Directive: Determine how many lines of this material contain "matches". Give only the number.

Entries with chart source code:
——————————

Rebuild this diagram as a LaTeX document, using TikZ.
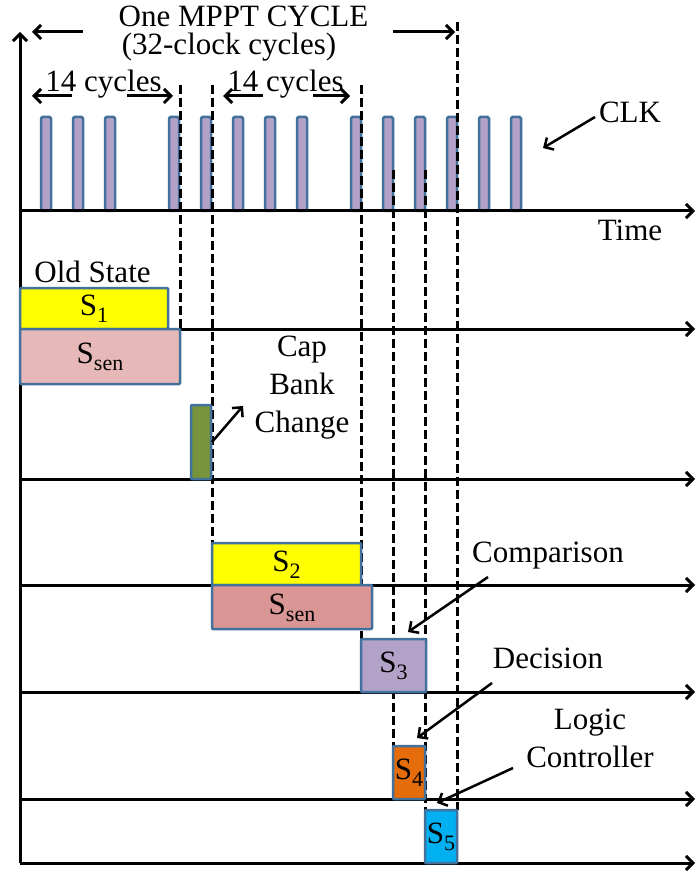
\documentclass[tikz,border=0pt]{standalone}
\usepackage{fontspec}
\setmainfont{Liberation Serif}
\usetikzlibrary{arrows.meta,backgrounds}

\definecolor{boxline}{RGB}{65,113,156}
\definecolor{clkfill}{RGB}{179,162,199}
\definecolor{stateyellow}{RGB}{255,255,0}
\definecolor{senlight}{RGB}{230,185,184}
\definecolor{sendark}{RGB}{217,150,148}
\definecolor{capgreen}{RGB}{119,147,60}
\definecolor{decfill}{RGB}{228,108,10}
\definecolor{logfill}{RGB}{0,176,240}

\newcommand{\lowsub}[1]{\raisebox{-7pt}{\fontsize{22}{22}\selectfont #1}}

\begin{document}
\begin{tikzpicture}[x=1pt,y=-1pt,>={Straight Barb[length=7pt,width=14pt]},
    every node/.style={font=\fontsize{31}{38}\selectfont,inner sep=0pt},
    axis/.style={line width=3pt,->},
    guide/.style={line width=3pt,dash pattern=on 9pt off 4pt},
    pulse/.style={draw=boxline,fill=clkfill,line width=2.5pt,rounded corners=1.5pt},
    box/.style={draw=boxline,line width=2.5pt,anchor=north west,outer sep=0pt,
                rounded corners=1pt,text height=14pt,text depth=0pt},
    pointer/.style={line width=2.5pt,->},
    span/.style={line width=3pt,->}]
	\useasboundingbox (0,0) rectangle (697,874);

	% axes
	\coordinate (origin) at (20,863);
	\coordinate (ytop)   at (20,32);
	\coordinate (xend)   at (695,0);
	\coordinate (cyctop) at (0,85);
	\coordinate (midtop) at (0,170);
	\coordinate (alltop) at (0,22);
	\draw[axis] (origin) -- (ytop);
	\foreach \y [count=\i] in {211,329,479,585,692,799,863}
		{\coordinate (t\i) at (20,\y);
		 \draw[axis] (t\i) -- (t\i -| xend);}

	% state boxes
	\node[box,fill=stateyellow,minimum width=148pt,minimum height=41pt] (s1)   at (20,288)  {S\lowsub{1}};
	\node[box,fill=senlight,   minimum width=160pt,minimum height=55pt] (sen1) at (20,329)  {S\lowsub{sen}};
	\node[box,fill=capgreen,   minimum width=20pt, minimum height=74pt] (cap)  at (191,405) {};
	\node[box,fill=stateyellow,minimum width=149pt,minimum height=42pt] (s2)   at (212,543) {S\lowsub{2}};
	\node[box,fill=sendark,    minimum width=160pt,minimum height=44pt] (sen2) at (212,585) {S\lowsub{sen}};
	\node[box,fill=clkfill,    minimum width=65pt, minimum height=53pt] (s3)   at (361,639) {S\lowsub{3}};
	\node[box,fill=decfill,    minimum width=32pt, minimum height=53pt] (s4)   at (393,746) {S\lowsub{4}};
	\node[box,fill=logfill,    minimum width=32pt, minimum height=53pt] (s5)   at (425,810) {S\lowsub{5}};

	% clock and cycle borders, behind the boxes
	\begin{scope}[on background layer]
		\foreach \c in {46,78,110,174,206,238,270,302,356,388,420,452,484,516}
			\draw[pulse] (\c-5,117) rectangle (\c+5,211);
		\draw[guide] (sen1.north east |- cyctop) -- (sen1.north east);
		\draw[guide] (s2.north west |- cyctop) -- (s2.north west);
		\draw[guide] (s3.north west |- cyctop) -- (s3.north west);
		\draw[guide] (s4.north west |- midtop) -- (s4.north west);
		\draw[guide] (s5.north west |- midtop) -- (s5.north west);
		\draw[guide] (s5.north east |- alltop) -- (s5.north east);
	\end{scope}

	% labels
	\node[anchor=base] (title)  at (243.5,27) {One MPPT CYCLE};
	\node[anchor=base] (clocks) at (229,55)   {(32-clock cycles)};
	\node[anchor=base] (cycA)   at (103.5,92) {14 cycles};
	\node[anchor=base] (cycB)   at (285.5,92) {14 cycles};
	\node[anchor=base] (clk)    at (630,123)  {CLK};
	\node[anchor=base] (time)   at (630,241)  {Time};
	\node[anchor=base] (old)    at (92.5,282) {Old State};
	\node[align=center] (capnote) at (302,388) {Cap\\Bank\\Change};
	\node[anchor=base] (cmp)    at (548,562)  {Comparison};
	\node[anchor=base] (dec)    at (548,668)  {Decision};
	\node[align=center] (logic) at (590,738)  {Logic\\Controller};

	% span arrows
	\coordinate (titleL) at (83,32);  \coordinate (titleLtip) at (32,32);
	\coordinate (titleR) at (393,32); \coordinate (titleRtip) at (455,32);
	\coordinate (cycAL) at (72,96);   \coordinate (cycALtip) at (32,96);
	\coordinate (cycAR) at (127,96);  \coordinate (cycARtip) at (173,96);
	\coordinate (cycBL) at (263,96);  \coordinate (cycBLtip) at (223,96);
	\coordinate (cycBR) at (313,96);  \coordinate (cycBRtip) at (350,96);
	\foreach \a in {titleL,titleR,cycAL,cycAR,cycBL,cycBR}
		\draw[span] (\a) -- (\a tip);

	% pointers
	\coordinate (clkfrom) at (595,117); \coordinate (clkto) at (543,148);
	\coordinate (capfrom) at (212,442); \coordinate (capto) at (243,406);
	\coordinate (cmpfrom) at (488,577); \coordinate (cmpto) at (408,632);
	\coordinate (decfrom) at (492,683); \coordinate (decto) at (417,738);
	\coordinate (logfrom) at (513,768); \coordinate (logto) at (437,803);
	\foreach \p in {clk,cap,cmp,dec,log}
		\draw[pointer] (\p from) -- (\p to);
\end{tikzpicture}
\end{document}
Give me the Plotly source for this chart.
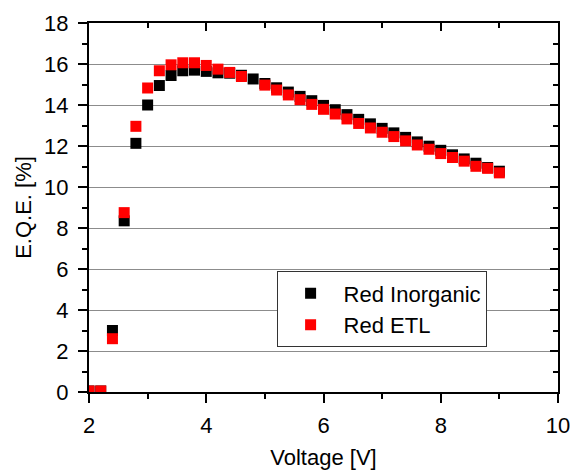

——————————

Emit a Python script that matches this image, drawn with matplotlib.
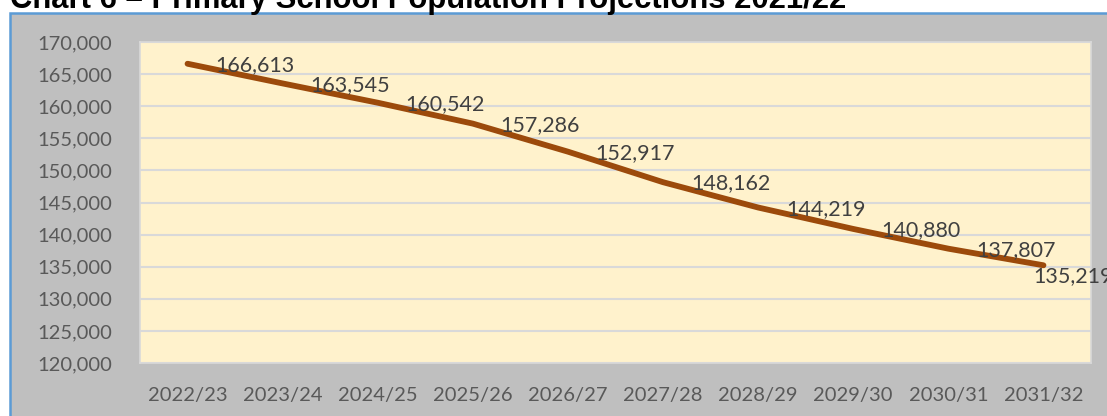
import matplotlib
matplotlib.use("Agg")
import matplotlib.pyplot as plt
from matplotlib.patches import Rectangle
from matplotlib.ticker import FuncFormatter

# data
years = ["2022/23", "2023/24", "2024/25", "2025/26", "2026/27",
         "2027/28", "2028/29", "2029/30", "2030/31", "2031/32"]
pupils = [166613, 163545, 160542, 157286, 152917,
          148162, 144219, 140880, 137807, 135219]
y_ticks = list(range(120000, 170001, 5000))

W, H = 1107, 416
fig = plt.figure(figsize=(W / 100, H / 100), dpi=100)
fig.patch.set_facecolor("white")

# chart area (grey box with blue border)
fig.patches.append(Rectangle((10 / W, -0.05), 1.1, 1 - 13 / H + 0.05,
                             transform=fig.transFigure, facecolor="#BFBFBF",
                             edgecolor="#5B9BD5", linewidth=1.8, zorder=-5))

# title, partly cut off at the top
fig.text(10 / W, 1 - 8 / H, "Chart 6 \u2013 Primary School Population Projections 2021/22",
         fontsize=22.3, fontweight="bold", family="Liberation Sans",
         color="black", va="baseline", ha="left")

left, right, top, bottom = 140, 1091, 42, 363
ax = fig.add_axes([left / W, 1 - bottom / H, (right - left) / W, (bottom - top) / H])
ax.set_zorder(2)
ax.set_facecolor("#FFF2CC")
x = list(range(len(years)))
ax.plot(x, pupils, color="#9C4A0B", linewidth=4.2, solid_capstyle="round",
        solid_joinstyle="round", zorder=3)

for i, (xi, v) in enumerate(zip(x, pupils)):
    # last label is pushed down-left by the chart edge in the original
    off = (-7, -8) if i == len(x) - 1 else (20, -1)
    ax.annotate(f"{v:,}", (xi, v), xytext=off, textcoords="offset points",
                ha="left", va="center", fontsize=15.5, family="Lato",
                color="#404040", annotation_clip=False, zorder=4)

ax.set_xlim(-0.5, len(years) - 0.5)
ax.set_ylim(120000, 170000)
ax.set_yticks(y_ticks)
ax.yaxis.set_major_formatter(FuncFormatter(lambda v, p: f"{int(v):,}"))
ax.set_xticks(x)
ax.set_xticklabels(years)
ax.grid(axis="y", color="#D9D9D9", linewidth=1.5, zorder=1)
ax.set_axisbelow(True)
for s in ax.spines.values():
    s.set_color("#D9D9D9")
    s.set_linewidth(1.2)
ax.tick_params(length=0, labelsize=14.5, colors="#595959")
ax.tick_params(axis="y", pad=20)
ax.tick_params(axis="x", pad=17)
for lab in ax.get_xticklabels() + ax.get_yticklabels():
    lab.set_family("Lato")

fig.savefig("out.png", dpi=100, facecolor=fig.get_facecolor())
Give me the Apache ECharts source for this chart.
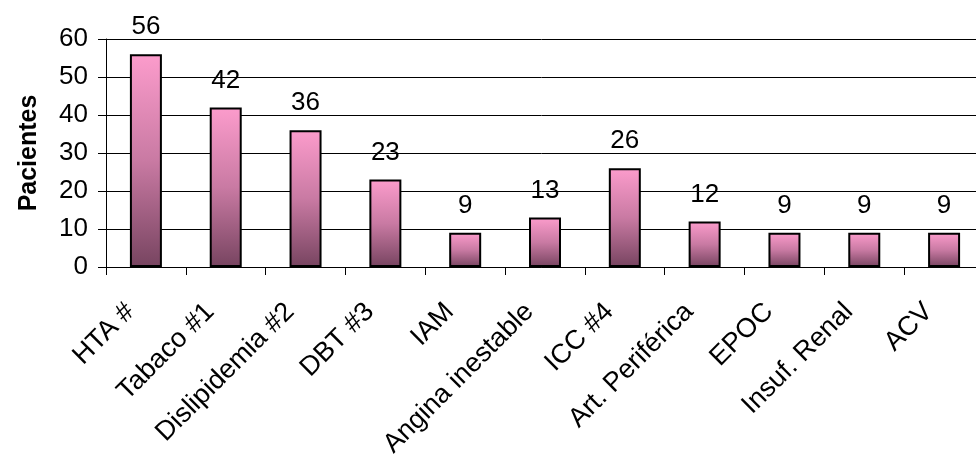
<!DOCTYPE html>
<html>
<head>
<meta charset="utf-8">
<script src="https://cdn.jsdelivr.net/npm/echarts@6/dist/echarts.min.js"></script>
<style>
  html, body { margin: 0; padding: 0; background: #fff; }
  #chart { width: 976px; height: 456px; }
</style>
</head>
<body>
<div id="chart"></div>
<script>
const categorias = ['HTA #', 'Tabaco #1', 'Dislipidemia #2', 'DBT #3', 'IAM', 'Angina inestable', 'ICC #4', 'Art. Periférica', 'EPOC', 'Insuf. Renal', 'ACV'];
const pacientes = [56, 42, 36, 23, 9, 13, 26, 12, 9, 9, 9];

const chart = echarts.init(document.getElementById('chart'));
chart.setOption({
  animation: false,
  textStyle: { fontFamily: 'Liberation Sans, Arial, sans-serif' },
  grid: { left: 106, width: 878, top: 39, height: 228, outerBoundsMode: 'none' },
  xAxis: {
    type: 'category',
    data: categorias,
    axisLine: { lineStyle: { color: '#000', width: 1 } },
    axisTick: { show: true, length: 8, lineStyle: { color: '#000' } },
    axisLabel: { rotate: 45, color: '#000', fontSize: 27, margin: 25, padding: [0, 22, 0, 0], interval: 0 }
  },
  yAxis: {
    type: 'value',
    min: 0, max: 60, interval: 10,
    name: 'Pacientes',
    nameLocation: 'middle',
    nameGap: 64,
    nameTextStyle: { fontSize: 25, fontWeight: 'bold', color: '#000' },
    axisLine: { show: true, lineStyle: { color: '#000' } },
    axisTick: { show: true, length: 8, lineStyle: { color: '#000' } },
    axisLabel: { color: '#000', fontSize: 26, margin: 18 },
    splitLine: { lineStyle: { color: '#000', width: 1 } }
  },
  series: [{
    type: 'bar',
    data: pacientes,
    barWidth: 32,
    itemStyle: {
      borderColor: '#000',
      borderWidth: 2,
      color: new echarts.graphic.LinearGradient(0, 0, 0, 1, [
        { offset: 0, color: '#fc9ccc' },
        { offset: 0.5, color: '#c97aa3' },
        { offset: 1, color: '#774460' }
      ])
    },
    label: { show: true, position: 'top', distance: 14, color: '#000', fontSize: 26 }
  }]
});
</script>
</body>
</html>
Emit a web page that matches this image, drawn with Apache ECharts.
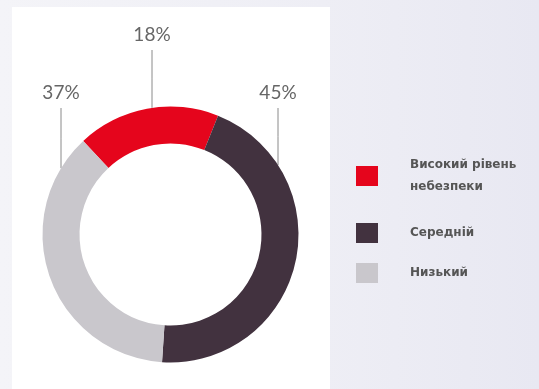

——————————

Reply: 2